### [Written task]
In your copy, leave out the pictures; write out all the data exactly.

### [Dataset content]
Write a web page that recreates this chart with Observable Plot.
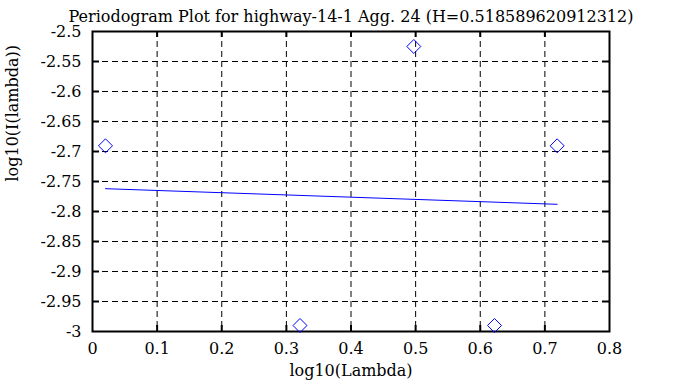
<!DOCTYPE html>
<html>
<head>
<meta charset="utf-8">
<script src="https://cdn.jsdelivr.net/npm/d3@7"></script>
<script src="https://cdn.jsdelivr.net/npm/@observablehq/plot@0.6"></script>
<style>
  html, body { margin: 0; padding: 0; background: #fff; }
  #chart svg, #chart svg text { font-family: "DejaVu Serif", serif !important; }
</style>
</head>
<body>
<div id="chart"></div>
<script>
const titleText = "Periodogram Plot for highway-14-1 Agg. 24 (H=0.518589620912312)";
const xLabel = "log10(Lambda)";
const yLabel = "log10(I(lambda))";

// periodogram points
const logLambda = [0.0201, 0.3211, 0.4972, 0.6221, 0.7190];
const logI = [-2.6905, -2.990, -2.525, -2.990, -2.6905];

// fitted line endpoints
const fitX = [0.0201, 0.7190];
const fitY = [-2.762, -2.788];

const xTicks = [0, 0.1, 0.2, 0.3, 0.4, 0.5, 0.6, 0.7, 0.8];
const yTicks = [-3, -2.95, -2.9, -2.85, -2.8, -2.75, -2.7, -2.65, -2.6, -2.55, -2.5];

const points = logLambda.map((x, i) => ({x, y: logI[i]}));
const fit = fitX.map((x, i) => ({x, y: fitY[i]}));
const xInner = xTicks.slice(1, -1);
const yInner = yTicks.slice(1, -1);

const W = 673, H = 387;
const mL = 92, mR = 64, mT = 31, mB = 56;
const fw = W - mL - mR, fh = H - mT - mB;

const chart = Plot.plot({
  width: W,
  height: H,
  marginLeft: mL,
  marginRight: mR,
  marginTop: mT,
  marginBottom: mB,
  style: {fontFamily: "DejaVu Serif", fontSize: "16px", background: "#fff", color: "#000"},
  x: {domain: [0, 0.8]},
  y: {domain: [-3, -2.5]},
  marks: [
    Plot.gridX(xInner, {stroke: "#000", strokeOpacity: 1, strokeWidth: 1, strokeDasharray: "6,4"}),
    Plot.gridY(yInner, {stroke: "#000", strokeOpacity: 1, strokeWidth: 1, strokeDasharray: "6,4"}),
    // inward ticks
    Plot.tickX(xInner, {x: d => d, insetTop: fh - 6, stroke: "#000", strokeWidth: 2}),
    Plot.tickX(xInner, {x: d => d, insetBottom: fh - 6, stroke: "#000", strokeWidth: 2}),
    Plot.tickY(yInner, {y: d => d, insetRight: fw - 7, stroke: "#000", strokeWidth: 2}),
    Plot.tickY(yInner, {y: d => d, insetLeft: fw - 7, stroke: "#000", strokeWidth: 2}),
    Plot.frame({stroke: "#000", strokeWidth: 2}),
    Plot.axisX({ticks: xTicks, tickSize: 0, tickPadding: 11, fontSize: 16, label: null, tickFormat: d => String(d)}),
    Plot.axisY({ticks: yTicks, tickSize: 0, tickPadding: 11, fontSize: 16, label: null, tickFormat: d => String(d).replace("\u2212", "-")}),
    Plot.line(fit, {x: "x", y: "y", stroke: "#0000ff", strokeWidth: 1}),
    Plot.dot(points, {x: "x", y: "y", symbol: "diamond2", r: 6.3, stroke: "#0000ff", strokeWidth: 1, fill: "none"}),
    Plot.text([titleText], {frameAnchor: "top", dy: -21, fontSize: 16, fill: "#000"}),
    Plot.text([xLabel], {frameAnchor: "bottom", dy: 44, fontSize: 16, fill: "#000"}),
    Plot.text([yLabel], {frameAnchor: "left", dx: -80, rotate: -90, fontSize: 16, fill: "#000"})
  ]
});
document.getElementById("chart").appendChild(chart);
</script>
</body>
</html>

### [Response to this exercise]
Write a web page that recreates this chart with Observable Plot.
<!DOCTYPE html>
<html>
<head>
<meta charset="utf-8">
<script src="https://cdn.jsdelivr.net/npm/d3@7"></script>
<script src="https://cdn.jsdelivr.net/npm/@observablehq/plot@0.6"></script>
<style>
  html, body { margin: 0; padding: 0; background: #fff; }
  #chart svg, #chart svg text { font-family: "DejaVu Serif", serif !important; }
</style>
</head>
<body>
<div id="chart"></div>
<script>
const titleText = "Periodogram Plot for highway-14-1 Agg. 24 (H=0.518589620912312)";
const xLabel = "log10(Lambda)";
const yLabel = "log10(I(lambda))";

// periodogram points
const logLambda = [0.0201, 0.3211, 0.4972, 0.6221, 0.7190];
const logI = [-2.6905, -2.990, -2.525, -2.990, -2.6905];

// fitted line endpoints
const fitX = [0.0201, 0.7190];
const fitY = [-2.762, -2.788];

const xTicks = [0, 0.1, 0.2, 0.3, 0.4, 0.5, 0.6, 0.7, 0.8];
const yTicks = [-3, -2.95, -2.9, -2.85, -2.8, -2.75, -2.7, -2.65, -2.6, -2.55, -2.5];

const points = logLambda.map((x, i) => ({x, y: logI[i]}));
const fit = fitX.map((x, i) => ({x, y: fitY[i]}));
const xInner = xTicks.slice(1, -1);
const yInner = yTicks.slice(1, -1);

const W = 673, H = 387;
const mL = 92, mR = 64, mT = 31, mB = 56;
const fw = W - mL - mR, fh = H - mT - mB;

const chart = Plot.plot({
  width: W,
  height: H,
  marginLeft: mL,
  marginRight: mR,
  marginTop: mT,
  marginBottom: mB,
  style: {fontFamily: "DejaVu Serif", fontSize: "16px", background: "#fff", color: "#000"},
  x: {domain: [0, 0.8]},
  y: {domain: [-3, -2.5]},
  marks: [
    Plot.gridX(xInner, {stroke: "#000", strokeOpacity: 1, strokeWidth: 1, strokeDasharray: "6,4"}),
    Plot.gridY(yInner, {stroke: "#000", strokeOpacity: 1, strokeWidth: 1, strokeDasharray: "6,4"}),
    // inward ticks
    Plot.tickX(xInner, {x: d => d, insetTop: fh - 6, stroke: "#000", strokeWidth: 2}),
    Plot.tickX(xInner, {x: d => d, insetBottom: fh - 6, stroke: "#000", strokeWidth: 2}),
    Plot.tickY(yInner, {y: d => d, insetRight: fw - 7, stroke: "#000", strokeWidth: 2}),
    Plot.tickY(yInner, {y: d => d, insetLeft: fw - 7, stroke: "#000", strokeWidth: 2}),
    Plot.frame({stroke: "#000", strokeWidth: 2}),
    Plot.axisX({ticks: xTicks, tickSize: 0, tickPadding: 11, fontSize: 16, label: null, tickFormat: d => String(d)}),
    Plot.axisY({ticks: yTicks, tickSize: 0, tickPadding: 11, fontSize: 16, label: null, tickFormat: d => String(d).replace("\u2212", "-")}),
    Plot.line(fit, {x: "x", y: "y", stroke: "#0000ff", strokeWidth: 1}),
    Plot.dot(points, {x: "x", y: "y", symbol: "diamond2", r: 6.3, stroke: "#0000ff", strokeWidth: 1, fill: "none"}),
    Plot.text([titleText], {frameAnchor: "top", dy: -21, fontSize: 16, fill: "#000"}),
    Plot.text([xLabel], {frameAnchor: "bottom", dy: 44, fontSize: 16, fill: "#000"}),
    Plot.text([yLabel], {frameAnchor: "left", dx: -80, rotate: -90, fontSize: 16, fill: "#000"})
  ]
});
document.getElementById("chart").appendChild(chart);
</script>
</body>
</html>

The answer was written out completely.